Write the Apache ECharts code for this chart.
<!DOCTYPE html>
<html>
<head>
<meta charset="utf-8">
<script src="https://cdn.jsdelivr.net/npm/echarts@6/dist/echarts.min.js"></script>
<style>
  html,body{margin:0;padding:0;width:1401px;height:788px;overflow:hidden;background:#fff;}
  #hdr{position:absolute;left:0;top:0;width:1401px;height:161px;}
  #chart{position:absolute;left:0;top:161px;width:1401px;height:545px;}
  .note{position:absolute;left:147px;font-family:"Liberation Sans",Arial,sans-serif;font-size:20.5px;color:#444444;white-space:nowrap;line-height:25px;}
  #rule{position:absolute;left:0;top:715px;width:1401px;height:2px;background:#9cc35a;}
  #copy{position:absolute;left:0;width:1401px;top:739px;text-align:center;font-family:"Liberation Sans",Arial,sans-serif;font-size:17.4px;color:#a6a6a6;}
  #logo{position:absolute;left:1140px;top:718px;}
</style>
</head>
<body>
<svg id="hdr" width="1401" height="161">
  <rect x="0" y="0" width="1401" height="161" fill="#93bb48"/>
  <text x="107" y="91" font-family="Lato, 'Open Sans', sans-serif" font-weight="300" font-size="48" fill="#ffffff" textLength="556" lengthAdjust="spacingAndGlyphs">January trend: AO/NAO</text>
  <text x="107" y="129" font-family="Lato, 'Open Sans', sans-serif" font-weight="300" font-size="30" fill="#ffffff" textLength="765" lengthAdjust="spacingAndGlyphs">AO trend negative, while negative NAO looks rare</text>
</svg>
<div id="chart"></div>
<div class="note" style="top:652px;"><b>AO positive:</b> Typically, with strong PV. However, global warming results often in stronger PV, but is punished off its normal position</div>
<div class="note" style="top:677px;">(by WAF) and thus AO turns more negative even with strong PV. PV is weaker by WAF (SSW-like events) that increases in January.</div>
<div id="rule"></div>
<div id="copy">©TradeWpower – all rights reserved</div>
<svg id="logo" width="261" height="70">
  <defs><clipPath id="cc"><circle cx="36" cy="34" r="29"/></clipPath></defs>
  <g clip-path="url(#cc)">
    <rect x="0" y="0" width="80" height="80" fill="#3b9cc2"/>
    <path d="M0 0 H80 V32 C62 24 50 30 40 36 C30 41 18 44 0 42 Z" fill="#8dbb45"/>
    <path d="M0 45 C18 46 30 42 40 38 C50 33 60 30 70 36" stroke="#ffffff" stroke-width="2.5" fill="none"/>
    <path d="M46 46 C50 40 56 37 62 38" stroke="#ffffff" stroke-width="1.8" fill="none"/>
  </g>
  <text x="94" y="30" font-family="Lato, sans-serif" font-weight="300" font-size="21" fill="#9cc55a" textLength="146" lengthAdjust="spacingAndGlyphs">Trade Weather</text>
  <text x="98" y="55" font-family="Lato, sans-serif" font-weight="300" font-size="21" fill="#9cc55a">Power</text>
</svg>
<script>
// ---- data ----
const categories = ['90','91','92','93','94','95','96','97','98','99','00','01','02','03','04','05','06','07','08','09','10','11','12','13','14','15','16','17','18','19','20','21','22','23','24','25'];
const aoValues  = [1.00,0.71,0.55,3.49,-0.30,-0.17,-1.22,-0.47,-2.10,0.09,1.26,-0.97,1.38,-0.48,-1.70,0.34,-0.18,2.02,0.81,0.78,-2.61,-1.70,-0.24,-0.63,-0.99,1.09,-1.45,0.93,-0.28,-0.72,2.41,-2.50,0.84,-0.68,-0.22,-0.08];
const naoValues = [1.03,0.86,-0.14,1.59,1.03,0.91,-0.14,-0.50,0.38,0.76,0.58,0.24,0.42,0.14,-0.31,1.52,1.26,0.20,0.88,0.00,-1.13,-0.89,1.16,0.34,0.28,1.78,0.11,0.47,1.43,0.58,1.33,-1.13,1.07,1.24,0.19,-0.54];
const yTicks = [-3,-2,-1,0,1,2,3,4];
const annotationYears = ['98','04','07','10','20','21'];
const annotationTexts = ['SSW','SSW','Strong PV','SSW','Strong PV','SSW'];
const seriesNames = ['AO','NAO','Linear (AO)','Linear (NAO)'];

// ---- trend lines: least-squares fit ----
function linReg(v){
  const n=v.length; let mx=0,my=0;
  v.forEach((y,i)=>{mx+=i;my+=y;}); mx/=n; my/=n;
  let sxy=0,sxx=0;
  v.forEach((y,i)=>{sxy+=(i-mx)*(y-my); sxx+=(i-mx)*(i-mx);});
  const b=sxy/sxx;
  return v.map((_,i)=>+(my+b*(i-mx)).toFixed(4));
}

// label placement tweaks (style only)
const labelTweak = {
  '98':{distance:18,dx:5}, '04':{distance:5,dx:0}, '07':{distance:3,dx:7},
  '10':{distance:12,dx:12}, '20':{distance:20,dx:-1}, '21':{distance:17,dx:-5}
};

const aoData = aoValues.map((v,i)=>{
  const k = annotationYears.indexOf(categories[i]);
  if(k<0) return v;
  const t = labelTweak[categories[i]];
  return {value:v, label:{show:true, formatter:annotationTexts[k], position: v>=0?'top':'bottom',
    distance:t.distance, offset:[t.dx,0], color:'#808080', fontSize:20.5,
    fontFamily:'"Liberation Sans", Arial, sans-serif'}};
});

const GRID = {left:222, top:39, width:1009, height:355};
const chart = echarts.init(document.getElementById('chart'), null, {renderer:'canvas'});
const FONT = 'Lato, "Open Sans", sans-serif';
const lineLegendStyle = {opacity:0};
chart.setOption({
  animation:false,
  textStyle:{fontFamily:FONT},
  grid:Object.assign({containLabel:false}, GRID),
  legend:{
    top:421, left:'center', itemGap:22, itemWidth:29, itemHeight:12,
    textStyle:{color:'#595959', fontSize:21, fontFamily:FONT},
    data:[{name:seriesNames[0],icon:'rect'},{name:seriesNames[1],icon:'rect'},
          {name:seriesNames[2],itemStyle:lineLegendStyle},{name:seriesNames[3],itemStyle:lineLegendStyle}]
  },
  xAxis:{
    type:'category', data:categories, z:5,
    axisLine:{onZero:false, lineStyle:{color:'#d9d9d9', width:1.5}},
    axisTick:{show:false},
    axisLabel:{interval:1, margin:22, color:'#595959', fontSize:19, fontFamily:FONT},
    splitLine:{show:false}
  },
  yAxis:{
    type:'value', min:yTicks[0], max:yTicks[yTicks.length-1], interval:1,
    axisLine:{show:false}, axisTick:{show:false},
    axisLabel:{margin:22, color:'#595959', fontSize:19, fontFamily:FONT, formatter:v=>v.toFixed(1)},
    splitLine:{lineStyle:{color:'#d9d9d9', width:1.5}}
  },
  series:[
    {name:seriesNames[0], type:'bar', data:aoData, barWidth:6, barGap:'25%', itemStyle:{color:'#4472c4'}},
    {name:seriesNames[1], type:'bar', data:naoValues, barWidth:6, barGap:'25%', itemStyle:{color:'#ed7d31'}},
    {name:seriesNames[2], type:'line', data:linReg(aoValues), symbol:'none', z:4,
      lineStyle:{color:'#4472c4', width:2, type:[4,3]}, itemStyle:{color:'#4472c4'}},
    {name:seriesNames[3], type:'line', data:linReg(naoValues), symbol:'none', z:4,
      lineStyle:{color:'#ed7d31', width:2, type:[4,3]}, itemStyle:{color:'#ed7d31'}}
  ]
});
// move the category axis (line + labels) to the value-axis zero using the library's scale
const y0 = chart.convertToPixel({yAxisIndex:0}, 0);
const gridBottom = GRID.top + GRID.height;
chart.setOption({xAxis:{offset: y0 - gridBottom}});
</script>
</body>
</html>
──────────
Write the entire listing out again, word for word.

Reply to the task:
Write the Apache ECharts code for this chart.
<!DOCTYPE html>
<html>
<head>
<meta charset="utf-8">
<script src="https://cdn.jsdelivr.net/npm/echarts@6/dist/echarts.min.js"></script>
<style>
  html,body{margin:0;padding:0;width:1401px;height:788px;overflow:hidden;background:#fff;}
  #hdr{position:absolute;left:0;top:0;width:1401px;height:161px;}
  #chart{position:absolute;left:0;top:161px;width:1401px;height:545px;}
  .note{position:absolute;left:147px;font-family:"Liberation Sans",Arial,sans-serif;font-size:20.5px;color:#444444;white-space:nowrap;line-height:25px;}
  #rule{position:absolute;left:0;top:715px;width:1401px;height:2px;background:#9cc35a;}
  #copy{position:absolute;left:0;width:1401px;top:739px;text-align:center;font-family:"Liberation Sans",Arial,sans-serif;font-size:17.4px;color:#a6a6a6;}
  #logo{position:absolute;left:1140px;top:718px;}
</style>
</head>
<body>
<svg id="hdr" width="1401" height="161">
  <rect x="0" y="0" width="1401" height="161" fill="#93bb48"/>
  <text x="107" y="91" font-family="Lato, 'Open Sans', sans-serif" font-weight="300" font-size="48" fill="#ffffff" textLength="556" lengthAdjust="spacingAndGlyphs">January trend: AO/NAO</text>
  <text x="107" y="129" font-family="Lato, 'Open Sans', sans-serif" font-weight="300" font-size="30" fill="#ffffff" textLength="765" lengthAdjust="spacingAndGlyphs">AO trend negative, while negative NAO looks rare</text>
</svg>
<div id="chart"></div>
<div class="note" style="top:652px;"><b>AO positive:</b> Typically, with strong PV. However, global warming results often in stronger PV, but is punished off its normal position</div>
<div class="note" style="top:677px;">(by WAF) and thus AO turns more negative even with strong PV. PV is weaker by WAF (SSW-like events) that increases in January.</div>
<div id="rule"></div>
<div id="copy">©TradeWpower – all rights reserved</div>
<svg id="logo" width="261" height="70">
  <defs><clipPath id="cc"><circle cx="36" cy="34" r="29"/></clipPath></defs>
  <g clip-path="url(#cc)">
    <rect x="0" y="0" width="80" height="80" fill="#3b9cc2"/>
    <path d="M0 0 H80 V32 C62 24 50 30 40 36 C30 41 18 44 0 42 Z" fill="#8dbb45"/>
    <path d="M0 45 C18 46 30 42 40 38 C50 33 60 30 70 36" stroke="#ffffff" stroke-width="2.5" fill="none"/>
    <path d="M46 46 C50 40 56 37 62 38" stroke="#ffffff" stroke-width="1.8" fill="none"/>
  </g>
  <text x="94" y="30" font-family="Lato, sans-serif" font-weight="300" font-size="21" fill="#9cc55a" textLength="146" lengthAdjust="spacingAndGlyphs">Trade Weather</text>
  <text x="98" y="55" font-family="Lato, sans-serif" font-weight="300" font-size="21" fill="#9cc55a">Power</text>
</svg>
<script>
// ---- data ----
const categories = ['90','91','92','93','94','95','96','97','98','99','00','01','02','03','04','05','06','07','08','09','10','11','12','13','14','15','16','17','18','19','20','21','22','23','24','25'];
const aoValues  = [1.00,0.71,0.55,3.49,-0.30,-0.17,-1.22,-0.47,-2.10,0.09,1.26,-0.97,1.38,-0.48,-1.70,0.34,-0.18,2.02,0.81,0.78,-2.61,-1.70,-0.24,-0.63,-0.99,1.09,-1.45,0.93,-0.28,-0.72,2.41,-2.50,0.84,-0.68,-0.22,-0.08];
const naoValues = [1.03,0.86,-0.14,1.59,1.03,0.91,-0.14,-0.50,0.38,0.76,0.58,0.24,0.42,0.14,-0.31,1.52,1.26,0.20,0.88,0.00,-1.13,-0.89,1.16,0.34,0.28,1.78,0.11,0.47,1.43,0.58,1.33,-1.13,1.07,1.24,0.19,-0.54];
const yTicks = [-3,-2,-1,0,1,2,3,4];
const annotationYears = ['98','04','07','10','20','21'];
const annotationTexts = ['SSW','SSW','Strong PV','SSW','Strong PV','SSW'];
const seriesNames = ['AO','NAO','Linear (AO)','Linear (NAO)'];

// ---- trend lines: least-squares fit ----
function linReg(v){
  const n=v.length; let mx=0,my=0;
  v.forEach((y,i)=>{mx+=i;my+=y;}); mx/=n; my/=n;
  let sxy=0,sxx=0;
  v.forEach((y,i)=>{sxy+=(i-mx)*(y-my); sxx+=(i-mx)*(i-mx);});
  const b=sxy/sxx;
  return v.map((_,i)=>+(my+b*(i-mx)).toFixed(4));
}

// label placement tweaks (style only)
const labelTweak = {
  '98':{distance:18,dx:5}, '04':{distance:5,dx:0}, '07':{distance:3,dx:7},
  '10':{distance:12,dx:12}, '20':{distance:20,dx:-1}, '21':{distance:17,dx:-5}
};

const aoData = aoValues.map((v,i)=>{
  const k = annotationYears.indexOf(categories[i]);
  if(k<0) return v;
  const t = labelTweak[categories[i]];
  return {value:v, label:{show:true, formatter:annotationTexts[k], position: v>=0?'top':'bottom',
    distance:t.distance, offset:[t.dx,0], color:'#808080', fontSize:20.5,
    fontFamily:'"Liberation Sans", Arial, sans-serif'}};
});

const GRID = {left:222, top:39, width:1009, height:355};
const chart = echarts.init(document.getElementById('chart'), null, {renderer:'canvas'});
const FONT = 'Lato, "Open Sans", sans-serif';
const lineLegendStyle = {opacity:0};
chart.setOption({
  animation:false,
  textStyle:{fontFamily:FONT},
  grid:Object.assign({containLabel:false}, GRID),
  legend:{
    top:421, left:'center', itemGap:22, itemWidth:29, itemHeight:12,
    textStyle:{color:'#595959', fontSize:21, fontFamily:FONT},
    data:[{name:seriesNames[0],icon:'rect'},{name:seriesNames[1],icon:'rect'},
          {name:seriesNames[2],itemStyle:lineLegendStyle},{name:seriesNames[3],itemStyle:lineLegendStyle}]
  },
  xAxis:{
    type:'category', data:categories, z:5,
    axisLine:{onZero:false, lineStyle:{color:'#d9d9d9', width:1.5}},
    axisTick:{show:false},
    axisLabel:{interval:1, margin:22, color:'#595959', fontSize:19, fontFamily:FONT},
    splitLine:{show:false}
  },
  yAxis:{
    type:'value', min:yTicks[0], max:yTicks[yTicks.length-1], interval:1,
    axisLine:{show:false}, axisTick:{show:false},
    axisLabel:{margin:22, color:'#595959', fontSize:19, fontFamily:FONT, formatter:v=>v.toFixed(1)},
    splitLine:{lineStyle:{color:'#d9d9d9', width:1.5}}
  },
  series:[
    {name:seriesNames[0], type:'bar', data:aoData, barWidth:6, barGap:'25%', itemStyle:{color:'#4472c4'}},
    {name:seriesNames[1], type:'bar', data:naoValues, barWidth:6, barGap:'25%', itemStyle:{color:'#ed7d31'}},
    {name:seriesNames[2], type:'line', data:linReg(aoValues), symbol:'none', z:4,
      lineStyle:{color:'#4472c4', width:2, type:[4,3]}, itemStyle:{color:'#4472c4'}},
    {name:seriesNames[3], type:'line', data:linReg(naoValues), symbol:'none', z:4,
      lineStyle:{color:'#ed7d31', width:2, type:[4,3]}, itemStyle:{color:'#ed7d31'}}
  ]
});
// move the category axis (line + labels) to the value-axis zero using the library's scale
const y0 = chart.convertToPixel({yAxisIndex:0}, 0);
const gridBottom = GRID.top + GRID.height;
chart.setOption({xAxis:{offset: y0 - gridBottom}});
</script>
</body>
</html>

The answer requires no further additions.